Task details -
The records below must be written out exactly, with every picture left behind.

Available records -
* start *

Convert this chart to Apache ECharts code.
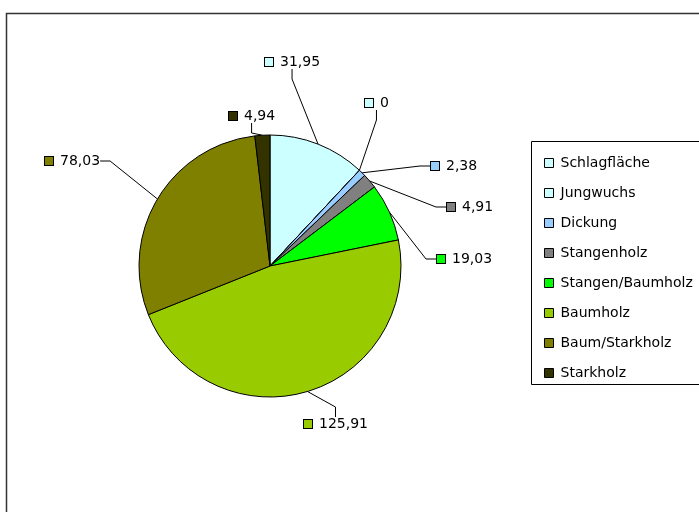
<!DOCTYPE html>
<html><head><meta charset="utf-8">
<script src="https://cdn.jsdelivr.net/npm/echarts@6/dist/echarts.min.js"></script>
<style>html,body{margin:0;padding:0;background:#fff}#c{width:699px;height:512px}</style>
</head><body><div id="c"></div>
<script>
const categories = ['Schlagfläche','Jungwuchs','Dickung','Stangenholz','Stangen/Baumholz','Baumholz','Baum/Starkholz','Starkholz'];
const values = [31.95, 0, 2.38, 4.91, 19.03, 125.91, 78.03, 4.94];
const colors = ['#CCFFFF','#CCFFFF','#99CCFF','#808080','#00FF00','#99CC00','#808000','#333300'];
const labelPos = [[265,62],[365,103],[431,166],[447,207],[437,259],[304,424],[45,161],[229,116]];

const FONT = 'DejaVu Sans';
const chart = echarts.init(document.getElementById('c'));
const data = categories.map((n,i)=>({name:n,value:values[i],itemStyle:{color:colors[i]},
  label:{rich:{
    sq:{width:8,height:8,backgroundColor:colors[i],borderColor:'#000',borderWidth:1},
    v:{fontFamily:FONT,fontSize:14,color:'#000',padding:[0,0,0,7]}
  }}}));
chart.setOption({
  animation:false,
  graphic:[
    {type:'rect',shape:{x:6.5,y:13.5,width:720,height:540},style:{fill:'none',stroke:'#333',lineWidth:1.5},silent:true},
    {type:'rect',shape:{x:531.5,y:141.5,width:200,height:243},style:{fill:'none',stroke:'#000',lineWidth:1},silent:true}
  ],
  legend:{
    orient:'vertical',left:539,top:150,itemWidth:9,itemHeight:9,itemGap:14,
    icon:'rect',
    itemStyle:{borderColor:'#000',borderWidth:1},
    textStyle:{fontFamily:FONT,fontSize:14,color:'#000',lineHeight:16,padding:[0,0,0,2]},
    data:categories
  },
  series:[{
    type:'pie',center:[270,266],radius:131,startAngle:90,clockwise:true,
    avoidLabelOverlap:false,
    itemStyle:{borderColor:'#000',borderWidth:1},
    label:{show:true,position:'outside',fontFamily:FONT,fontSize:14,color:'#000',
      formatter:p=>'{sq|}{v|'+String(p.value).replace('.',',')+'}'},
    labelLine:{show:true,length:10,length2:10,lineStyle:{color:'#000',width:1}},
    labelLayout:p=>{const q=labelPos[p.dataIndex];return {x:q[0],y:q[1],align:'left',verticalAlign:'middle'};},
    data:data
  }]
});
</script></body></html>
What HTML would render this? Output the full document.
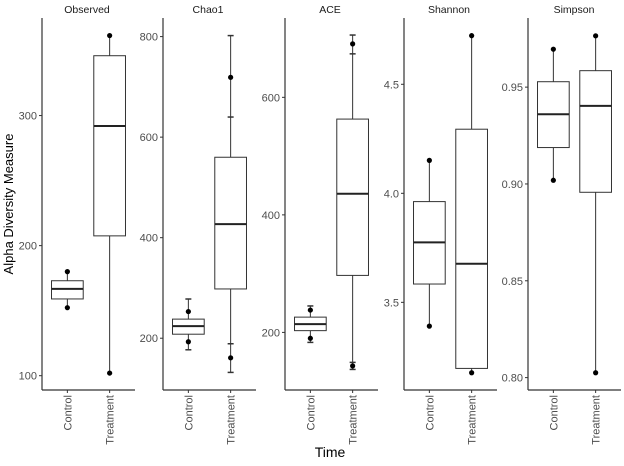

* end *

Answer for the task -
Convert this chart to Apache ECharts code.
<!DOCTYPE html>
<html><head><meta charset="utf-8">
<script src="https://cdn.jsdelivr.net/npm/echarts@6/dist/echarts.min.js"></script>
<style>html,body{margin:0;padding:0;background:#fff}#c{width:699px;height:512px}</style>
</head><body><div id="c"></div>
<script>
const categories = ['Schlagfläche','Jungwuchs','Dickung','Stangenholz','Stangen/Baumholz','Baumholz','Baum/Starkholz','Starkholz'];
const values = [31.95, 0, 2.38, 4.91, 19.03, 125.91, 78.03, 4.94];
const colors = ['#CCFFFF','#CCFFFF','#99CCFF','#808080','#00FF00','#99CC00','#808000','#333300'];
const labelPos = [[265,62],[365,103],[431,166],[447,207],[437,259],[304,424],[45,161],[229,116]];

const FONT = 'DejaVu Sans';
const chart = echarts.init(document.getElementById('c'));
const data = categories.map((n,i)=>({name:n,value:values[i],itemStyle:{color:colors[i]},
  label:{rich:{
    sq:{width:8,height:8,backgroundColor:colors[i],borderColor:'#000',borderWidth:1},
    v:{fontFamily:FONT,fontSize:14,color:'#000',padding:[0,0,0,7]}
  }}}));
chart.setOption({
  animation:false,
  graphic:[
    {type:'rect',shape:{x:6.5,y:13.5,width:720,height:540},style:{fill:'none',stroke:'#333',lineWidth:1.5},silent:true},
    {type:'rect',shape:{x:531.5,y:141.5,width:200,height:243},style:{fill:'none',stroke:'#000',lineWidth:1},silent:true}
  ],
  legend:{
    orient:'vertical',left:539,top:150,itemWidth:9,itemHeight:9,itemGap:14,
    icon:'rect',
    itemStyle:{borderColor:'#000',borderWidth:1},
    textStyle:{fontFamily:FONT,fontSize:14,color:'#000',lineHeight:16,padding:[0,0,0,2]},
    data:categories
  },
  series:[{
    type:'pie',center:[270,266],radius:131,startAngle:90,clockwise:true,
    avoidLabelOverlap:false,
    itemStyle:{borderColor:'#000',borderWidth:1},
    label:{show:true,position:'outside',fontFamily:FONT,fontSize:14,color:'#000',
      formatter:p=>'{sq|}{v|'+String(p.value).replace('.',',')+'}'},
    labelLine:{show:true,length:10,length2:10,lineStyle:{color:'#000',width:1}},
    labelLayout:p=>{const q=labelPos[p.dataIndex];return {x:q[0],y:q[1],align:'left',verticalAlign:'middle'};},
    data:data
  }]
});
</script></body></html>
What HTML would render this? Output the full document.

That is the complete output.